Augusta Holmès wurde eine „glorreiche Karriere“ vorausgesagt, doch viele ihrer Werke sind noch unentdeckt. Auch hier muss man sagen: leider, denn das träumerisch-lyrische „La nuit et l’amour“ ist von bezaubernder Schönheit.
Elizabeth Maconchy wird gerne auf ihre 13 Streichquartette reduziert. Dabei hat sie viel mehr Musik komponiert, die leider nur selten auf den Spielplänen der Konzerthäuser zu finden ist. Dass sich das ändern sollte, zeigte das gespielte „Allegro molto“ aus der „Sinfonie für Doppelstreichorchester“.
Neoklassizistisch kam die „Petite Suite“ von Germaine Tailleferre daher. Die eingängigen, verspielten Melodien wirkten beruhigend. Einige Musiker waren auf den oberen Rängen verteilt, was ein interessantes Klangbild ergab.
Danach erklang das „Konzert für Klavier und Orchester in a-Moll“ von Clara Schumann. Am Klavier saß Nathalia Milstein, die das Stück einfühlsam interpretierte. Ein ganz besonderes Erlebnis war das Zusammenspiel zwischen der Cellistin und der Pianistin zwischen dem ersten und dem zweiten Satz. Ein wunderbares Stück Musik von einer 16-Jährigen.

Etwas düsterer wird es in Rebecca Clarkes „Poem“ für Streichquartett. Das expressive Stück aus dem Jahr 1926 wirkt wie ein Suchender. Hin und wieder meint man einen Herzschlag zu hören.
Wer romantische Musik mag, kam bei „Dreaming“ von Amy Beach auf seine Kosten.

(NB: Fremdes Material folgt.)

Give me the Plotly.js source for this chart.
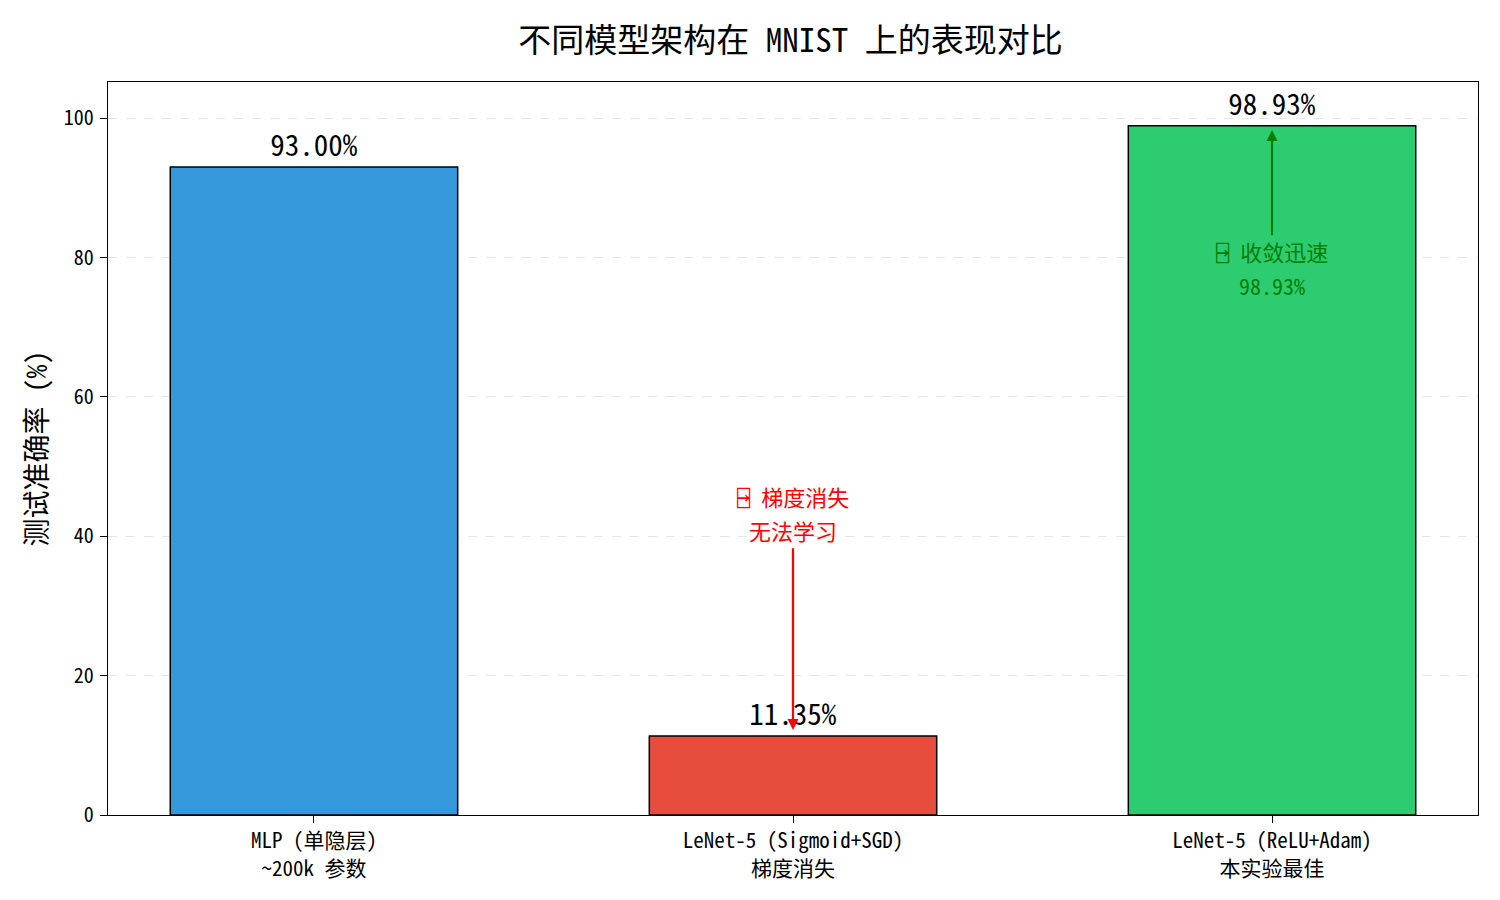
<!DOCTYPE html>
<html>
<head>
<meta charset="utf-8">
<script src="https://cdn.plot.ly/plotly-3.0.1.min.js"></script>
<style>body{margin:0;background:#fff}#chart{width:1500px;height:900px}</style>
</head>
<body>
<div id="chart"></div>
<script>
const categories = ["MLP (单隐层)<br>~200k 参数", "LeNet-5 (Sigmoid+SGD)<br>梯度消失", "LeNet-5 (ReLU+Adam)<br>本实验最佳"];
const accuracy = [93.00, 11.35, 98.93];
const barColors = ["#3498db", "#e74c3c", "#2ecc71"];
const valueLabels = ["93.00%", "11.35%", "98.93%"];
const yTicks = [0, 20, 40, 60, 80, 100];
const redNote = ["⍈ 梯度消失", "无法学习"];
const greenNote = ["⍈ 收敛迅速", "98.93%"];

const FONT = "Noto Sans Mono CJK SC, Noto Sans CJK SC, DejaVu Sans Mono, sans-serif";
const xIdx = [0, 1, 2];

const data = [{
  type: "bar",
  x: xIdx,
  y: accuracy,
  width: 0.6,
  marker: {color: barColors, line: {color: "#000", width: 1.5}},
  text: valueLabels,
  textposition: "outside",
  cliponaxis: false,
  textfont: {family: FONT, size: 29, color: "#000"},
  hoverinfo: "none"
}];

function note(x, yMid, lines, color, size) {
  return [
    {x: x, y: yMid, xref: "x", yref: "y", yanchor: "bottom", showarrow: false, borderpad: 0,
     text: lines[0], font: {family: FONT, size: size, color: color}},
    {x: x, y: yMid, xref: "x", yref: "y", yanchor: "top", showarrow: false, borderpad: 0,
     text: lines[1], font: {family: FONT, size: size, color: color}}
  ];
}

const layout = {
  width: 1500, height: 900,
  margin: {l: 108, r: 22, t: 82, b: 85},
  paper_bgcolor: "#fff", plot_bgcolor: "#fff",
  font: {family: FONT},
  title: {text: "不同模型架构在 MNIST 上的表现对比", font: {family: FONT, size: 33, color: "#000"}, x: 0.527, xanchor: "center", y: 0.955, yanchor: "middle"},
  showlegend: false,
  xaxis: {
    range: [-0.43, 2.43], tickmode: "array", tickvals: xIdx, ticktext: categories,
    showgrid: false, zeroline: false, showline: true, mirror: true, linecolor: "#000", linewidth: 1.2,
    ticks: "outside", ticklen: 7, tickcolor: "#000",
    tickfont: {family: FONT, size: 21, color: "#000"}
  },
  yaxis: {
    range: [0, 105.2], tickmode: "array", tickvals: yTicks,
    showgrid: true, gridcolor: "rgba(0,0,0,0.1)", griddash: "dash", gridwidth: 1,
    zeroline: false, showline: true, mirror: true, linecolor: "#000", linewidth: 1.2,
    ticks: "outside", ticklen: 7, tickcolor: "#000", ticklabelstandoff: 2,
    tickfont: {family: FONT, size: 20, color: "#000"},
    title: {text: "测试准确率 (%)", font: {family: FONT, size: 28, color: "#000"}, standoff: 8}
  },
  annotations: [
    {x: 1, y: 12.2, ax: 1, ay: 38.5, xref: "x", yref: "y", axref: "x", ayref: "y",
     showarrow: true, arrowhead: 2, arrowsize: 1, arrowwidth: 2.2, arrowcolor: "red", text: ""},
    ...note(1, 43.4, redNote, "red", 22),
    {x: 2, y: 98.3, ax: 2, ay: 83, xref: "x", yref: "y", axref: "x", ayref: "y",
     showarrow: true, arrowhead: 2, arrowsize: 1, arrowwidth: 2.2, arrowcolor: "green", text: ""},
    ...note(2, 78.5, greenNote, "green", 22)
  ]
};

Plotly.newPlot("chart", data, layout, {displayModeBar: false, staticPlot: true});
</script>
</body>
</html>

Wie viele andere Komponistinnen vor ihr wurde auch sie nach ihrer Heirat von ihrem Mann gezwungen, ihre Konzerttätigkeit aufzugeben bzw. in ihrem Fall auf ein Konzert pro Jahr zu reduzieren. In „Dreaming“ gefällt besonders das Zusammenspiel von Cello und Klavier.
Das Finale ist Fanny Hensel, der Schwester von Felix Mendelssohn-Bartholdy, gewidmet. Das „Andante soave“ aus den „Sechs Melodien für Klavier“ strömt wie in Wellen auf die Zuhörenden zu und umspült sie. Ein Juwel der romantischen Musik.
Aber das Konzert war ja „Am Rande des Lichts“ überschrieben. Behutsam wurden Lichtelemente des Künstlers Iñigo Giner Miranda in den Konzertsaal integriert und rückten die Frauen vom Rand des Lichts in den Mittelpunkt. Es war effektvoll, lenkte aber nicht von der Musik ab.
Generell ist zu wünschen, dass mehr Komponistinnen auf den Spielplänen der Konzerthäuser stehen, es gibt viel zu entdecken.